Posted on December 20, 2023
It’s not a surprise that the New Hampshire project that won $2 million in funding in the latest federal conservation program involves saving our salt marshes from a host of threats.
“The projects are heavy on watershed restoration – riverways, coastal waterways. It’s been decades now of folks all over the country recognizing the importance of working on watersheds … of protecting an entire watershed instead of just a piece of it, which is what we would have done in the past,” said Shannon Estenoz, assistant secretary for Fish and Wildlife and Parks at the U.S. Department of the Interior.
Estenoz was talking about $141 million in grants awarded to 74 projects through the latest round of what is called the America the Beautiful Challenge. While some didn’t deal with water – Vermont got $1 million to produce a long-term conservation plan – many did. Massachusetts and Connecticut, for example, received six-figure grants to improve “aquatic connectivity for imperiled species in the Appalachian Corridor,” which often means removing dams on rivers and upgrading road culverts over streams, providing the extra benefit of resilience against erratic rainfall.
New Hampshire received $2 million, to which it will add $220,000 in state funds, for a Department of Environmental Services program designed to help salt marshes, areas along the coast where salt water and fresh water mix.

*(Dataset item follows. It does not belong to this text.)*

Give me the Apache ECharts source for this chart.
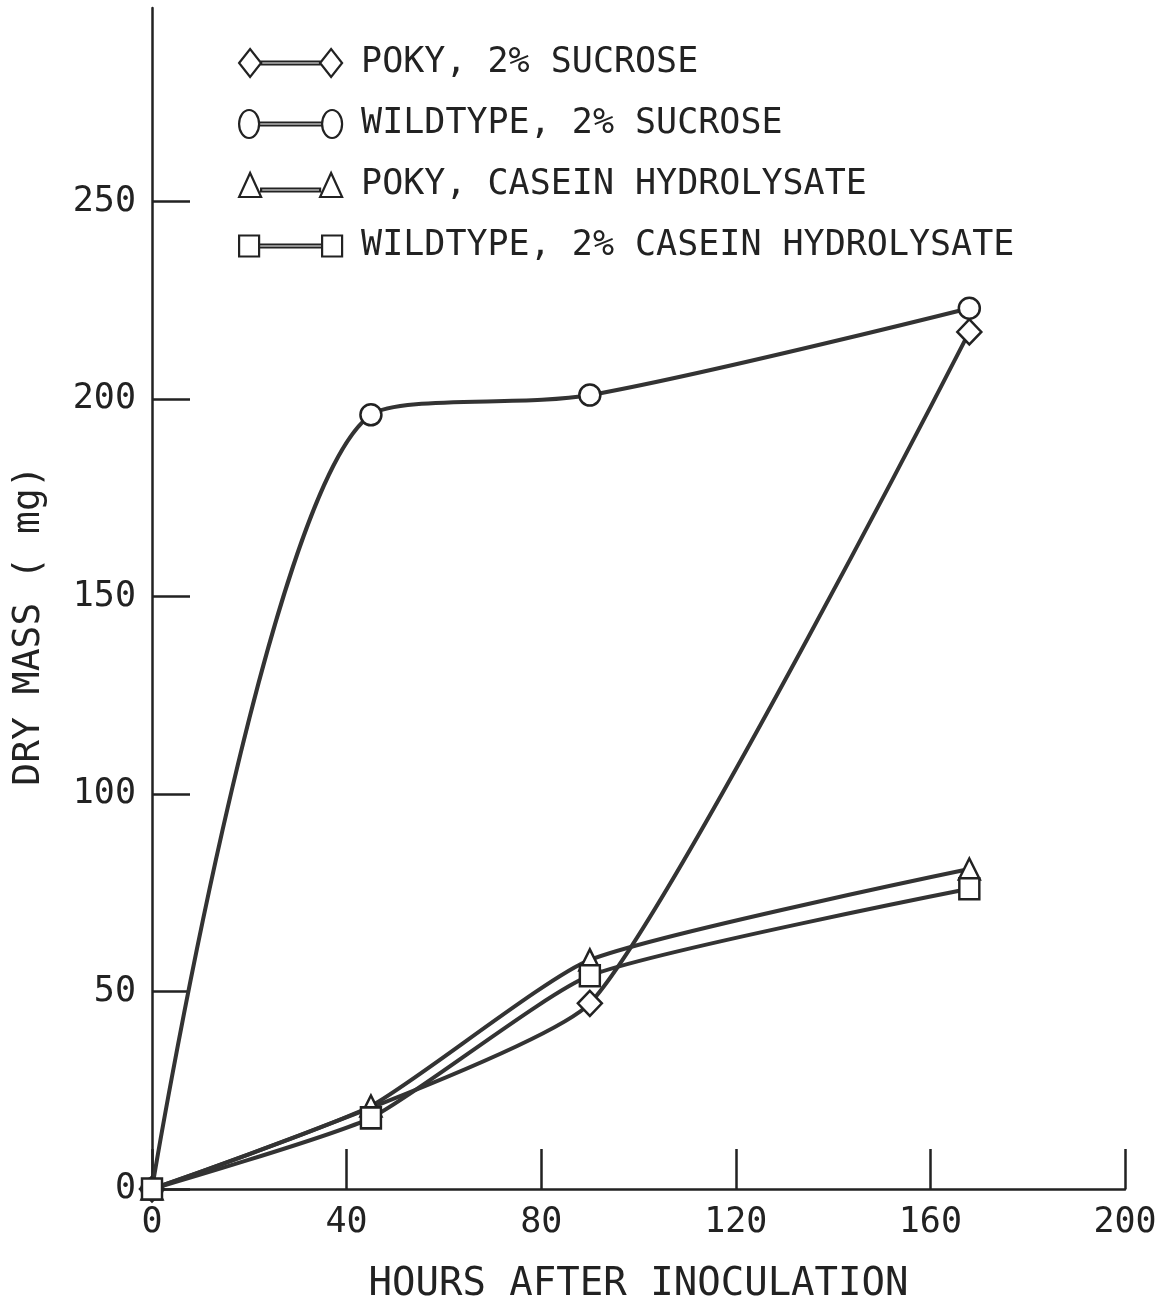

Such areas can teem with life that isn’t found elsewhere and act as barriers against ocean storms but they’ve been shrinking for centuries due to coastal development and are threatened by pollution, climate change and flooding from both directions: heavy downpours inland and rising levels at sea.
The project from DES is also designed to “foster a community of practice focused on adaptive management of salt marsh health among partners and stakeholders,” which is also a key part of the America the Beautiful Challenge.
“We invest in community-led conservation, what people think are the biggest conservation needs in their communities,” said Estenoz. “The idea is to invest in good ideas that come from the ground up. The approach is grounded in experience, in realism, a desire to have durable conservation.”
The recent grants are the second set handed out under the program. More are coming, Estenoz said: “We’ve got a billion dollars to hand out.”